Note the difference: Instead of imposing cuts on the poor, the Senate sought savings from corporate interests. Surprise, surprise: The final bill dropped the $10 billion cut to the PPOs and most of the rebate demands on drug manufacturers. Instead, the agreement hammered Medicaid recipients with $16 billion in gross cuts over the next decade. (The net cuts are lower because of new Medicaid spending, partly to help cover the scattered victims of Hurricane Katrina.)
The Medicaid cuts include increased co-payments and premiums on low-income Americans, and the budget assumes savings because fewer poor people will visit the doctor. As Kevin Freking of the Associated Press reported: "The Congressional Budget Office has concluded that such increases would lead many poor people to forgo health care or not to enroll in Medicaid at all -- contributing to some of the $4.8 billion in Medicaid savings envisioned over the next five years."
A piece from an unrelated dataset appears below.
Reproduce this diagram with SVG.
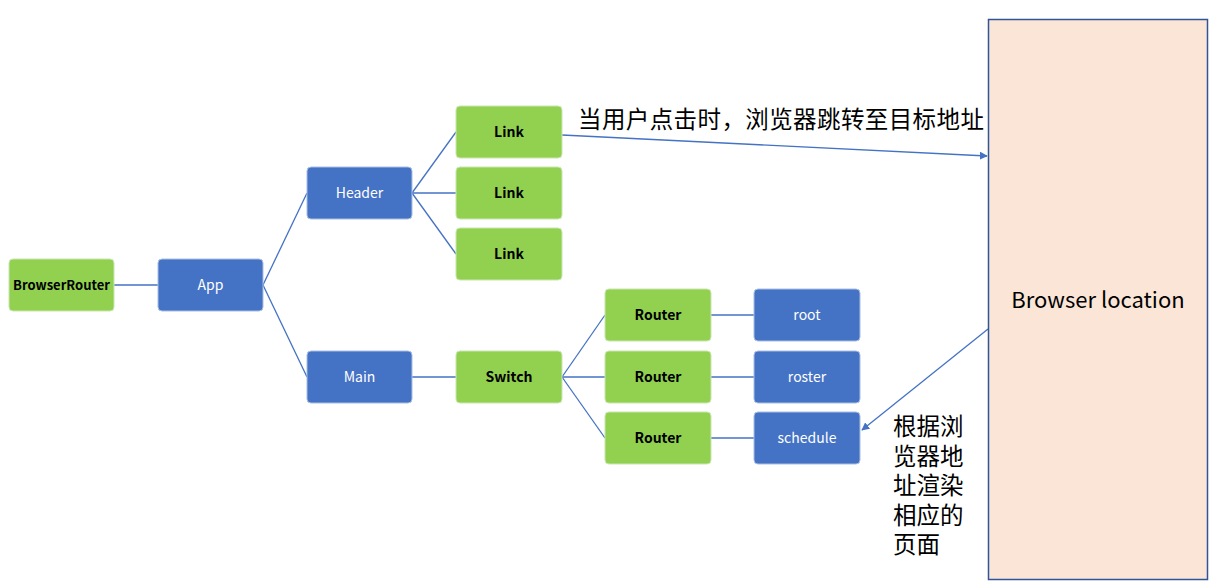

Ah, say their defenders, but these cuts will be good for poor people. According to the New York Times, Rep. Joe L. Barton (R-Tex.), an architect of the Medicaid proposals, said the higher co-payments were needed to "encourage personal responsibility" among low-income people. Spoken like a congressman who never has to worry about his taxpayer-provided health coverage.
And that is just one instance among many of corporate interests being shielded from cuts, while child support enforcement and foster care programs were sliced. Shortly before the bill went to the House floor, Republican leaders, at the insistence of a group of GOP lawmakers from Ohio, dropped a $1.9 billion cut that would have changed Medicare payments to oxygen equipment manufacturers. The main beneficiary of this change was Invacare Corp. of Elyria, Ohio.
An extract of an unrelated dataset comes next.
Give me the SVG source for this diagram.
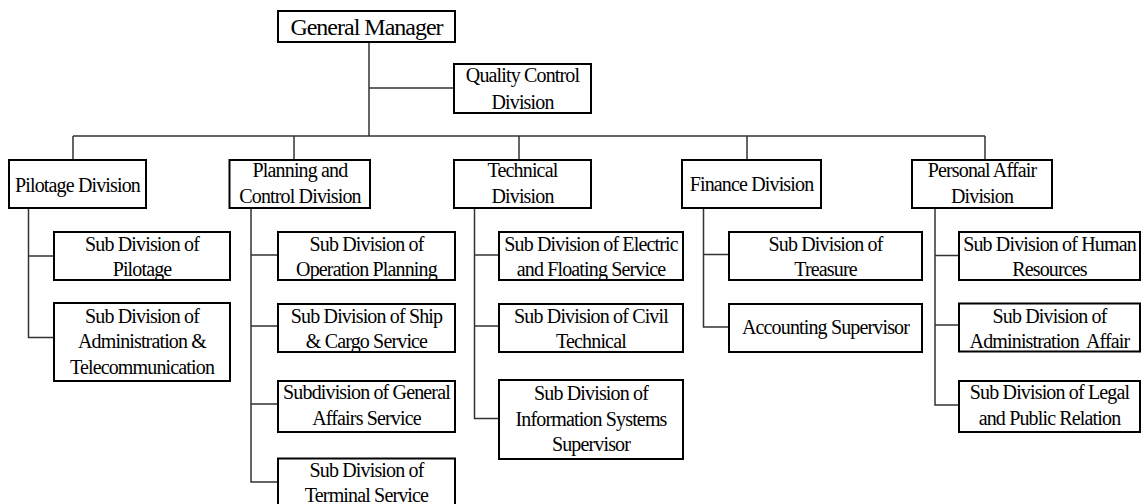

Sen. Norm Coleman (R-Minn.) [Remember, he is Wellstone's replacement, and was a Democrat associated with Clinton, in a world gone evil] opposed the original, milder Senate budget bill but turned around and voted for the final, harsher bill. According to Congress Daily, Coleman backed the final budget "after negotiators took out cuts affecting his state's sugar beet growers." Coleman told the paper: "Karl Rove called me and asked what I wanted. A few hours later it was out of the bill."
The good news is that this budget is not law yet. Sen. Kent Conrad (D-N.D.) used a clever procedural maneuver to force it back to the House for one more vote next year.
When this 774-page behemoth hit the House floor shortly after 1 a.m. on Dec. 19, many members were not fully aware of what was in it. Now that they know, maybe some of the moderate Republicans who caved to their leadership and voted for it will save their party's honor by killing this special-interest mess. [And what of the Democratic Leaders who took a powder on behalf of big $ donors to the Dem Party?] If I may borrow from Mr. Barton, doing so would definitely "encourage personal responsibility" among Republican leaders.